21.4.08

white heron, red herring

Last night, in all of the five hours of sleep I managed before my seven a.m. American Lit final, I dreamt of Sarah Orne Jewett's little Sylvy in her short story A White Heron. The June sun filtered through dark pine boughs at the close of another summer day, the girl's bare feet maneuvered the shadowy trail in expert confidence. She searched for Mistress Mooly, the stubborn old cow hiding away in the huckleberry bushes. I watched the tale quietly, a shadow behind the adventure---occasionally analyzing the situation as Dr. Matthews would have us do, intent on catching supreme moments of regional realism and the borderlines of a domestic sphere. And, as one is wont to do on nights marking the hours before a big event, I woke frequently at intervals, checking my clock in the blind panic that I'd miss my exam. And every time I'd open my eyes with the same name beating alongside my heart: Sarah Orne Jewett. Sarah Orne Jewett.

One would think that could be a clear sign of things to come in the morning and, being somewhat susceptible to the symbolic, I made sure to run through my notes on that particular text again, scanning my interpretation of Sylvy's enlightenment.
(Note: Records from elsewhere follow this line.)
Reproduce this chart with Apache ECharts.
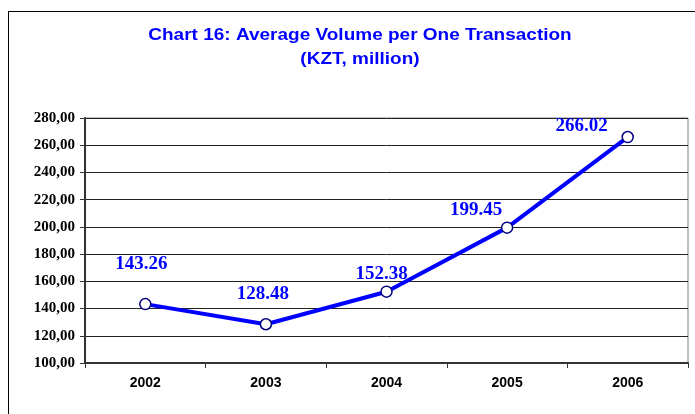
<!DOCTYPE html>
<html><head><meta charset="utf-8">
<script src="https://cdn.jsdelivr.net/npm/echarts@6/dist/echarts.min.js"></script>
<style>html,body{margin:0;padding:0;background:#fff}#c{width:695px;height:414px}
#frame{position:absolute;left:8px;top:11px;width:700px;height:420px;border:1px solid #000;box-sizing:border-box;pointer-events:none}</style>
</head><body><div id="c"></div><div id="frame"></div>
<script>
var categories = ['2002', '2003', '2004', '2005', '2006'];
var values = [143.26, 128.48, 152.38, 199.45, 266.02];
var yMin = 100, yMax = 280, yStep = 20;
var titleLines = ['Chart 16: Average Volume per One Transaction', '(KZT, million)'];
var labelOffsets = [[-4, -19], [-3, -9], [-5, 3], [-31, 3], [-46, 10]];

var titleFont = 'bold 19px Arial, "Liberation Sans", sans-serif';
var chart = echarts.init(document.getElementById('c'));
chart.setOption({
  animation: false,
  graphic: titleLines.map(function (t, i) {
    return {type: 'text', x: 360, y: 35 + i * 24, scaleY: 0.9,
      style: {text: t, font: titleFont, fill: '#0000ff', textAlign: 'center', textVerticalAlign: 'middle'}};
  }),
  grid: {left: 85, top: 118, right: 7, bottom: 51, show: true, borderColor: '#808080', borderWidth: 1},
  xAxis: {
    type: 'category', data: categories, boundaryGap: true,
    axisLine: {lineStyle: {color: '#333', width: 2}},
    axisTick: {show: true, length: 5, lineStyle: {color: '#333'}},
    axisLabel: {color: '#000', fontFamily: 'Arial, "Liberation Sans", sans-serif', fontWeight: 'bold', fontSize: 14, margin: 13}
  },
  yAxis: {
    type: 'value', min: yMin, max: yMax, interval: yStep,
    axisLine: {show: true, lineStyle: {color: '#333', width: 2}},
    axisTick: {show: true, length: 5, lineStyle: {color: '#333'}},
    splitLine: {lineStyle: {color: '#222', width: 1}},
    axisLabel: {color: '#000', fontFamily: '"Liberation Serif", "Times New Roman", serif', fontWeight: 'bold', fontSize: 15, margin: 10,
      formatter: function (v) { return v.toFixed(2).replace('.', ','); }}
  },
  series: [{
    type: 'line', data: values.map(function (v, i) {
      return {value: v, label: {offset: labelOffsets[i]}};
    }),
    lineStyle: {color: '#0000ff', width: 4},
    symbol: 'circle', symbolSize: 11,
    itemStyle: {color: '#fff', borderColor: '#000080', borderWidth: 1.5},
    label: {show: true, position: 'top', color: '#0000ff', fontFamily: '"Liberation Serif", "Times New Roman", serif', fontWeight: 'bold', fontSize: 19,
      formatter: function (p) { return p.value.toFixed(2); }},
    z: 5
  }]
});
</script></body></html>
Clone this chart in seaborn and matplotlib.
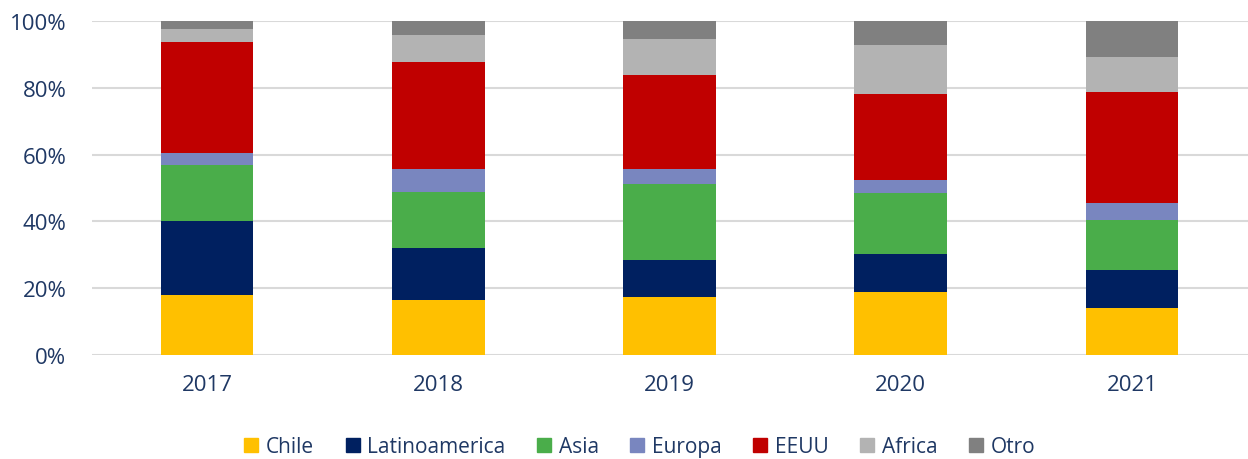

I got up earlier than planned, giving into the relentless murmurings before packing my bag for the day and heading to campus in the early morning chill.

And the White Heron, after all its promise, continued to elude both Sylvy's hunter and my test-taking self. It was basically the only text of our semester-long reading that didn't make it on the exam.

Moral of This Story: dreams are just dreams (which knowledge happened to prove useful for my final essay on the American Dream, so all is not lost).